Mon Apr 29, 2019 5:13 am

jamesh wrote:
Fri Apr 26, 2019 5:20 pm
davidcoton wrote:
Fri Apr 26, 2019 3:00 pm
Mains electricity can destroy your PI, burn your house or in the worst case kill you or your family.
  1. Please take drgeoff's advice and buy a properly designed PSU (5V1 4A is about right).
  2. If you must build one, first you must learn about mains wiring practices, then all the safety codes for your country. You should get a qualified electrician or electrical engineer to check your design, and then your construction, BEFORE you connect it to the mains. You should get the finished PSU professionally tested BEFORE you connect it to your PI. If you can't do any of this, see 1 above.
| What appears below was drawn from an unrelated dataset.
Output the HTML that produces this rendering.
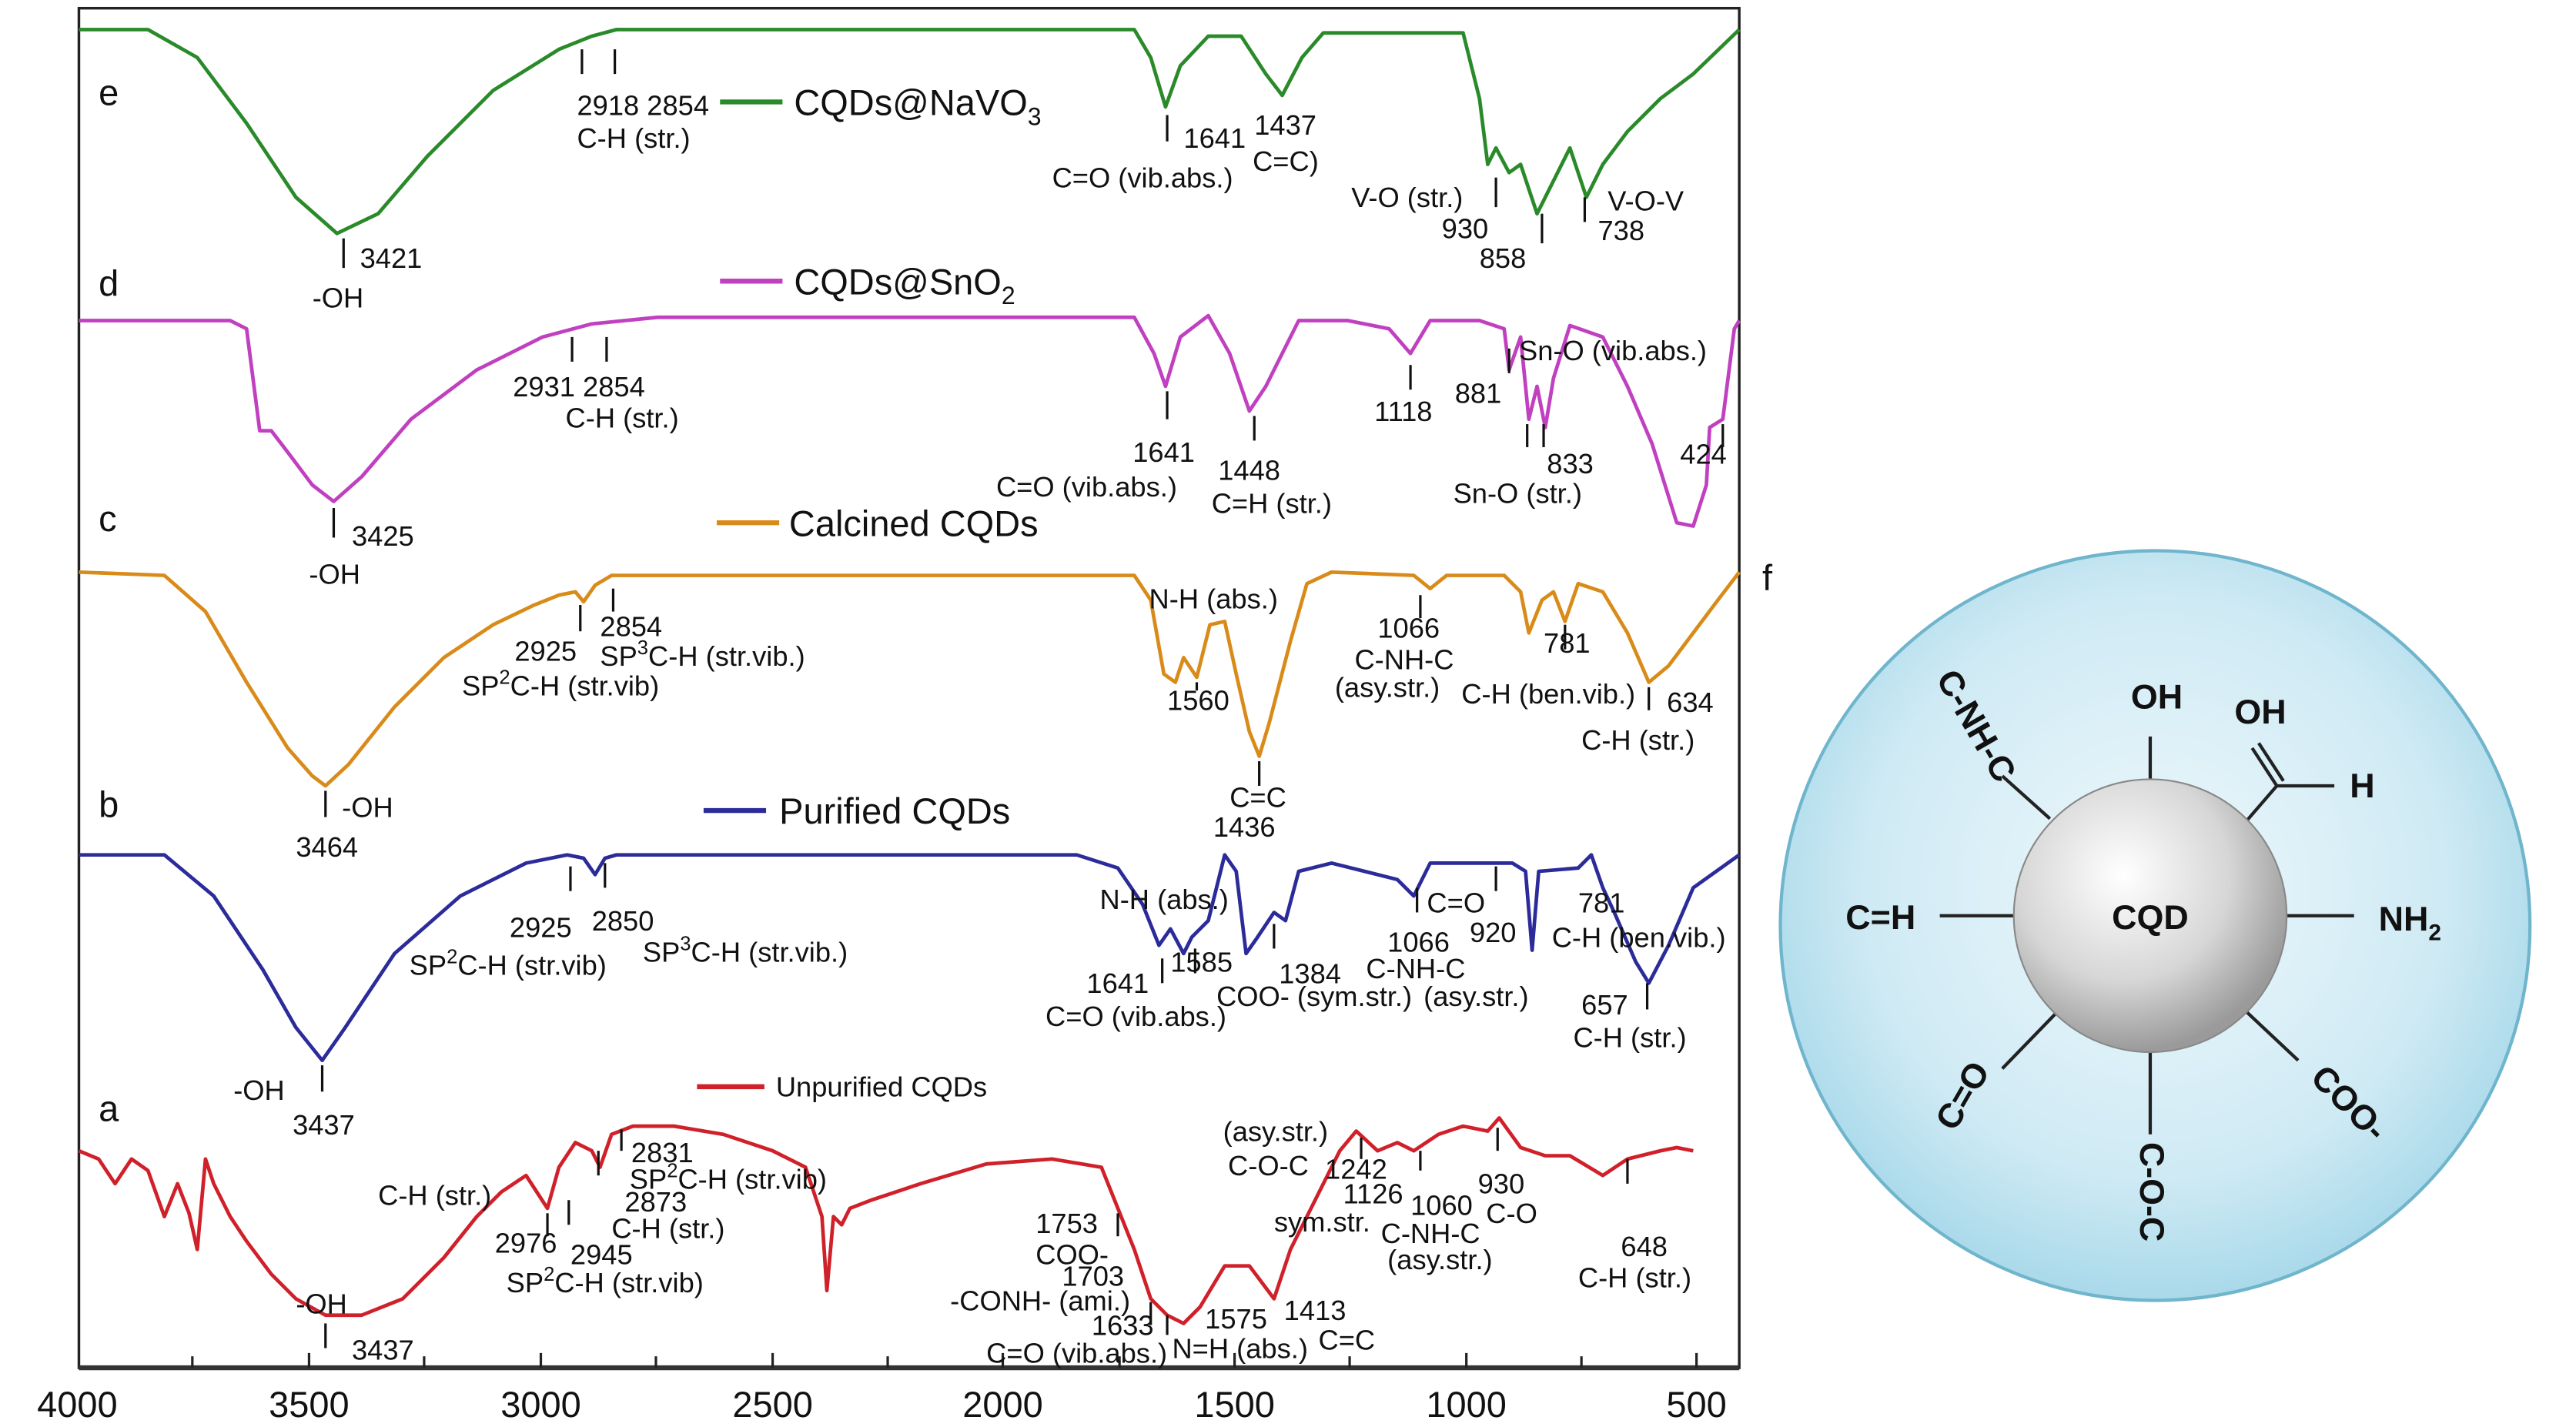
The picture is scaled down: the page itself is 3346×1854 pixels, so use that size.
<!DOCTYPE html>
<html><head><meta charset="utf-8"><style>
html,body{margin:0;padding:0;background:#fff;}
svg{display:block;}
text{font-family:"Liberation Sans",Arial,sans-serif;fill:#111;}
</style></head><body>
<svg width="3346" height="1854" viewBox="0 0 1567 868" preserveAspectRatio="none" xmlns="http://www.w3.org/2000/svg">
<defs>
<radialGradient id="bg" cx="50%" cy="45%" r="55%"><stop offset="0" stop-color="#eef8fc"/><stop offset="0.7" stop-color="#cfeaf4"/><stop offset="1" stop-color="#a9d9ea"/></radialGradient>
<radialGradient id="sp" cx="40%" cy="35%" r="65%"><stop offset="0" stop-color="#ffffff"/><stop offset="0.6" stop-color="#d6d6d6"/><stop offset="1" stop-color="#9a9a9a"/></radialGradient>
</defs>
<rect x="48" y="5" width="1010" height="827" fill="none" stroke="#222" stroke-width="1.6"/>
<line x1="48" y1="832" x2="1058" y2="832" stroke="#333" stroke-width="3"/>
<g stroke="#222" stroke-width="1.5">
<line x1="117" y1="832" x2="117" y2="825"/><line x1="188" y1="832" x2="188" y2="823"/><line x1="258" y1="832" x2="258" y2="825"/><line x1="329" y1="832" x2="329" y2="823"/><line x1="399" y1="832" x2="399" y2="825"/><line x1="470" y1="832" x2="470" y2="823"/><line x1="540" y1="832" x2="540" y2="825"/><line x1="610" y1="832" x2="610" y2="823"/><line x1="681" y1="832" x2="681" y2="825"/><line x1="751" y1="832" x2="751" y2="823"/><line x1="821" y1="832" x2="821" y2="825"/><line x1="892" y1="832" x2="892" y2="823"/><line x1="962" y1="832" x2="962" y2="825"/><line x1="1032" y1="832" x2="1032" y2="823"/>
</g>
<g font-size="22" text-anchor="middle">
<text x="47" y="862">4000</text><text x="329" y="862">3000</text><text x="188" y="862">3500</text><text x="470" y="862">2500</text><text x="610" y="862">2000</text><text x="751" y="862">1500</text><text x="892" y="862">1000</text><text x="1032" y="862">500</text>
</g>
<g fill="none" stroke-width="2.2" stroke-linejoin="round">
<polyline stroke="#2a8a2a" points="48,18 90,18 120,35 150,75 180,120 205,142 230,130 260,95 300,55 340,30 360,22 375,18 690,18 700,35 709,65 718,40 735,22 755,22 770,45 780,58 792,35 805,20 890,20 900,60 905,100 910,90 918,105 925,100 935,130 945,110 955,90 965,120 975,100 990,80 1010,60 1030,45 1058,18"/>
<polyline stroke="#c040c0" points="48,195 140,195 150,200 158,262 165,262 175,275 190,295 203,305 220,290 250,255 290,225 330,205 360,197 400,193 690,193 702,215 709,235 718,205 735,192 748,215 760,250 770,235 780,215 790,195 820,195 845,200 858,215 870,195 900,195 915,200 918,225 925,205 930,255 935,235 940,260 945,230 955,198 975,205 990,235 1005,270 1020,318 1030,320 1038,295 1040,260 1048,255 1055,200 1058,195"/>
<polyline stroke="#d98b1a" points="48,348 100,350 125,372 150,415 175,455 190,472 198,478 212,465 240,430 270,400 300,380 325,368 340,362 350,360 355,366 362,356 372,350 690,350 700,365 708,410 715,415 720,400 728,412 736,380 745,378 752,410 760,445 766,460 772,440 785,390 795,355 810,348 860,350 870,358 880,350 915,350 925,360 930,385 938,365 945,360 952,378 960,355 975,360 990,385 1003,415 1015,405 1030,385 1045,365 1058,348"/>
<polyline stroke="#2b2b9a" points="48,520 100,520 130,545 160,590 180,625 196,645 210,625 240,580 280,545 320,525 345,520 355,522 362,532 368,522 375,520 655,520 680,528 695,550 705,575 712,565 720,580 725,570 735,560 745,520 752,530 758,580 765,570 775,555 782,560 790,530 810,525 850,535 860,545 870,525 920,525 928,530 932,578 936,530 960,528 968,520 975,540 982,555 995,585 1003,598 1015,575 1030,540 1058,520"/>
<polyline stroke="#d0202a" points="48,700 60,705 70,720 80,705 90,712 100,740 108,720 115,738 120,760 125,705 130,720 140,740 150,755 165,775 180,790 198,800 220,800 245,790 270,765 290,740 305,725 320,715 333,735 340,710 350,695 360,700 365,710 372,690 385,685 410,685 440,690 470,700 490,710 500,740 503,785 507,740 512,745 517,735 530,730 560,720 600,708 640,705 670,710 680,735 690,760 700,790 710,800 720,805 730,795 745,770 760,770 775,790 785,760 800,730 815,700 825,688 838,700 850,695 860,700 875,690 890,685 905,688 912,680 925,698 940,703 955,703 975,715 990,705 1010,700 1020,698 1030,700"/>
</g>
<g stroke="#111" stroke-width="1.5">
<line x1="209" y1="145" x2="209" y2="163"/><line x1="354" y1="30" x2="354" y2="45"/><line x1="374" y1="30" x2="374" y2="45"/><line x1="710" y1="70" x2="710" y2="86"/><line x1="910" y1="108" x2="910" y2="126"/><line x1="938" y1="130" x2="938" y2="148"/><line x1="964" y1="120" x2="964" y2="135"/>
<line x1="203" y1="309" x2="203" y2="327"/><line x1="348" y1="205" x2="348" y2="220"/><line x1="369" y1="205" x2="369" y2="220"/><line x1="710" y1="238" x2="710" y2="255"/><line x1="763" y1="253" x2="763" y2="268"/><line x1="858" y1="222" x2="858" y2="237"/><line x1="918" y1="212" x2="918" y2="227"/><line x1="929" y1="258" x2="929" y2="272"/><line x1="939" y1="258" x2="939" y2="272"/><line x1="1048" y1="258" x2="1048" y2="272"/>
<line x1="198" y1="481" x2="198" y2="497"/><line x1="353" y1="368" x2="353" y2="384"/><line x1="373" y1="358" x2="373" y2="372"/><line x1="728" y1="415" x2="728" y2="420"/><line x1="766" y1="463" x2="766" y2="478"/><line x1="864" y1="362" x2="864" y2="376"/><line x1="952" y1="380" x2="952" y2="395"/><line x1="1003" y1="418" x2="1003" y2="432"/>
<line x1="196" y1="648" x2="196" y2="664"/><line x1="347" y1="527" x2="347" y2="542"/><line x1="368" y1="525" x2="368" y2="540"/><line x1="707" y1="583" x2="707" y2="598"/><line x1="727" y1="577" x2="727" y2="592"/><line x1="775" y1="562" x2="775" y2="577"/><line x1="862" y1="540" x2="862" y2="555"/><line x1="910" y1="527" x2="910" y2="542"/><line x1="1002" y1="598" x2="1002" y2="614"/>
<line x1="198" y1="805" x2="198" y2="820"/><line x1="333" y1="738" x2="333" y2="752"/><line x1="346" y1="730" x2="346" y2="745"/><line x1="364" y1="700" x2="364" y2="715"/><line x1="378" y1="687" x2="378" y2="700"/><line x1="680" y1="738" x2="680" y2="752"/><line x1="700" y1="792" x2="700" y2="806"/><line x1="710" y1="800" x2="710" y2="812"/><line x1="828" y1="692" x2="828" y2="705"/><line x1="864" y1="700" x2="864" y2="712"/><line x1="911" y1="686" x2="911" y2="700"/><line x1="990" y1="705" x2="990" y2="720"/>
</g>
<g stroke-width="3"><line x1="438" y1="62" x2="476" y2="62" stroke="#2a8a2a"/><line x1="438" y1="171" x2="476" y2="171" stroke="#c040c0"/><line x1="436" y1="318" x2="474" y2="318" stroke="#d98b1a"/><line x1="428" y1="493" x2="466" y2="493" stroke="#2b2b9a"/><line x1="424" y1="661" x2="465" y2="661" stroke="#d0202a"/></g>
<g font-size="22"><text x="483" y="70">CQDs@NaVO<tspan font-size="15" dy="6">3</tspan></text><text x="483" y="179">CQDs@SnO<tspan font-size="15" dy="6">2</tspan></text><text x="480" y="326">Calcined CQDs</text><text x="474" y="501">Purified CQDs</text></g>
<text x="472" y="667" font-size="17">Unpurified CQDs</text>
<g font-size="22"><text x="60" y="64">e</text><text x="60" y="180">d</text><text x="60" y="323">c</text><text x="60" y="497">b</text><text x="60" y="682">a</text><text x="1072" y="359">f</text></g>
<g font-size="17">
<text x="219" y="163">3421</text><text x="190" y="187">-OH</text><text x="351" y="70">2918 2854</text><text x="351" y="90">C-H (str.)</text><text x="720" y="90">1641</text><text x="763" y="82">1437</text><text x="640" y="114">C=O (vib.abs.)</text><text x="762" y="104">C=C)</text><text x="822" y="126">V-O (str.)</text><text x="877" y="145">930</text><text x="900" y="163">858</text><text x="978" y="128">V-O-V</text><text x="972" y="146">738</text>
<text x="214" y="332">3425</text><text x="188" y="355">-OH</text><text x="312" y="241">2931 2854</text><text x="344" y="260">C-H (str.)</text><text x="689" y="281">1641</text><text x="741" y="292">1448</text><text x="606" y="302">C=O (vib.abs.)</text><text x="737" y="312">C=H (str.)</text><text x="836" y="256">1118</text><text x="885" y="245">881</text><text x="924" y="219">Sn-O (vib.abs.)</text><text x="941" y="288">833</text><text x="884" y="306">Sn-O (str.)</text><text x="1022" y="282">424</text>
<text x="208" y="497">-OH</text><text x="180" y="521">3464</text><text x="313" y="402">2925</text><text x="365" y="387">2854</text><text x="281" y="423">SP<tspan font-size="12" dy="-7">2</tspan><tspan dy="7">C-H (str.vib)</tspan></text><text x="365" y="405">SP<tspan font-size="12" dy="-7">3</tspan><tspan dy="7">C-H (str.vib.)</tspan></text><text x="699" y="370">N-H (abs.)</text><text x="710" y="432">1560</text><text x="748" y="491">C=C</text><text x="738" y="509">1436</text><text x="838" y="388">1066</text><text x="824" y="407">C-NH-C</text><text x="812" y="424">(asy.str.)</text><text x="889" y="428">C-H (ben.vib.)</text><text x="939" y="397">781</text><text x="1014" y="433">634</text><text x="962" y="456">C-H (str.)</text>
<text x="142" y="669">-OH</text><text x="178" y="690">3437</text><text x="310" y="570">2925</text><text x="360" y="566">2850</text><text x="249" y="593">SP<tspan font-size="12" dy="-7">2</tspan><tspan dy="7">C-H (str.vib)</tspan></text><text x="391" y="585">SP<tspan font-size="12" dy="-7">3</tspan><tspan dy="7">C-H (str.vib.)</tspan></text><text x="669" y="553">N-H (abs.)</text><text x="661" y="604">1641</text><text x="712" y="591">1585</text><text x="636" y="624">C=O (vib.abs.)</text><text x="778" y="598">1384</text><text x="740" y="612">COO- (sym.str.)</text><text x="868" y="555">C=O</text><text x="894" y="573">920</text><text x="844" y="579">1066</text><text x="831" y="595">C-NH-C</text><text x="866" y="612">(asy.str.)</text><text x="960" y="555">781</text><text x="944" y="576">C-H (ben.vib.)</text><text x="962" y="617">657</text><text x="957" y="637">C-H (str.)</text>
<text x="180" y="799">-OH</text><text x="214" y="827">3437</text><text x="230" y="733">C-H (str.)</text><text x="301" y="762">2976</text><text x="347" y="769">2945</text><text x="380" y="737">2873</text><text x="384" y="707">2831</text><text x="383" y="723">SP<tspan font-size="12" dy="-7">2</tspan><tspan dy="7">C-H (str.vib)</tspan></text><text x="372" y="753">C-H (str.)</text><text x="308" y="786">SP<tspan font-size="12" dy="-7">2</tspan><tspan dy="7">C-H (str.vib)</tspan></text>
<text x="630" y="750">1753</text><text x="630" y="769">COO-</text><text x="646" y="782">1703</text><text x="578" y="797">-CONH- (ami.)</text><text x="664" y="812">1633</text><text x="600" y="829">C=O (vib.abs.)</text><text x="733" y="808">1575</text><text x="713" y="826">N=H (abs.)</text><text x="781" y="803">1413</text><text x="802" y="821">C=C</text><text x="744" y="694">(asy.str.)</text><text x="747" y="715">C-O-C</text><text x="806" y="717">1242</text><text x="817" y="732">1126</text><text x="775" y="749">sym.str.</text><text x="858" y="739">1060</text><text x="840" y="756">C-NH-C</text><text x="844" y="772">(asy.str.)</text><text x="899" y="726">930</text><text x="904" y="744">C-O</text><text x="986" y="764">648</text><text x="960" y="783">C-H (str.)</text>
</g>
<circle cx="1311" cy="563" r="228" fill="url(#bg)" stroke="#6fb5cc" stroke-width="2"/>
<g stroke="#222" stroke-width="2">
<line x1="1308" y1="474" x2="1308" y2="448"/><line x1="1308" y1="640" x2="1308" y2="690"/><line x1="1391" y1="557" x2="1432" y2="557"/><line x1="1225" y1="557" x2="1180" y2="557"/>
<line x1="1247" y1="498" x2="1218" y2="472"/><line x1="1365" y1="614" x2="1398" y2="645"/><line x1="1250" y1="617" x2="1218" y2="650"/>
<line x1="1366" y1="500" x2="1385" y2="478"/><line x1="1385" y1="478" x2="1420" y2="478"/><line x1="1385" y1="478" x2="1370" y2="455"/><line x1="1389" y1="475" x2="1374" y2="452"/>
</g>
<circle cx="1308" cy="557" r="83" fill="url(#sp)" stroke="#888" stroke-width="1"/>
<g font-size="21" font-weight="bold" text-anchor="middle">
<text x="1308" y="565" fill="#e0202a">CQD</text>
<text x="1312" y="431">OH</text><text x="1375" y="440">OH</text><text x="1437" y="485">H</text>
<text x="1144" y="565">C=H</text><text x="1466" y="566">NH<tspan font-size="14" dy="6">2</tspan></text>
<text transform="translate(1196,445) rotate(60)">C-NH-C</text>
<text transform="translate(1200,670) rotate(-60)">C=O</text>
<text transform="translate(1302,725) rotate(90)">C-O-C</text>
<text transform="translate(1424,676) rotate(45)">COO-</text>
</g>
</svg>
</body></html>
No responsible contributor here would think about trying to instruct you about mains safety over the forum, it is not a suitable subject for remote learning (because we cannot see what you are doing at each stage). Also, you cannot judge the competance of anyone who offers you a design for mains powered equipment. I would also caution against using any design you find on the web, since it may not meet your country's requirements. You still need a local qualified supervisor.
This post is absolutely right if you are planning on making your own mains power supply. The RPF can't recommend/condone building your own supplies unless you are very experienced in the area.
Hi Jamesh, As you are a Raspberry Pi Organisation Engineer, Just asking you to be sure that if we Supply Arduino nano and Raspberry Pi 3 B + 5V/4A DC through USB it will not Burn Any of them.

And I am Not going to make any power supply Now. Just Going to Buy one. Thanks in Advance.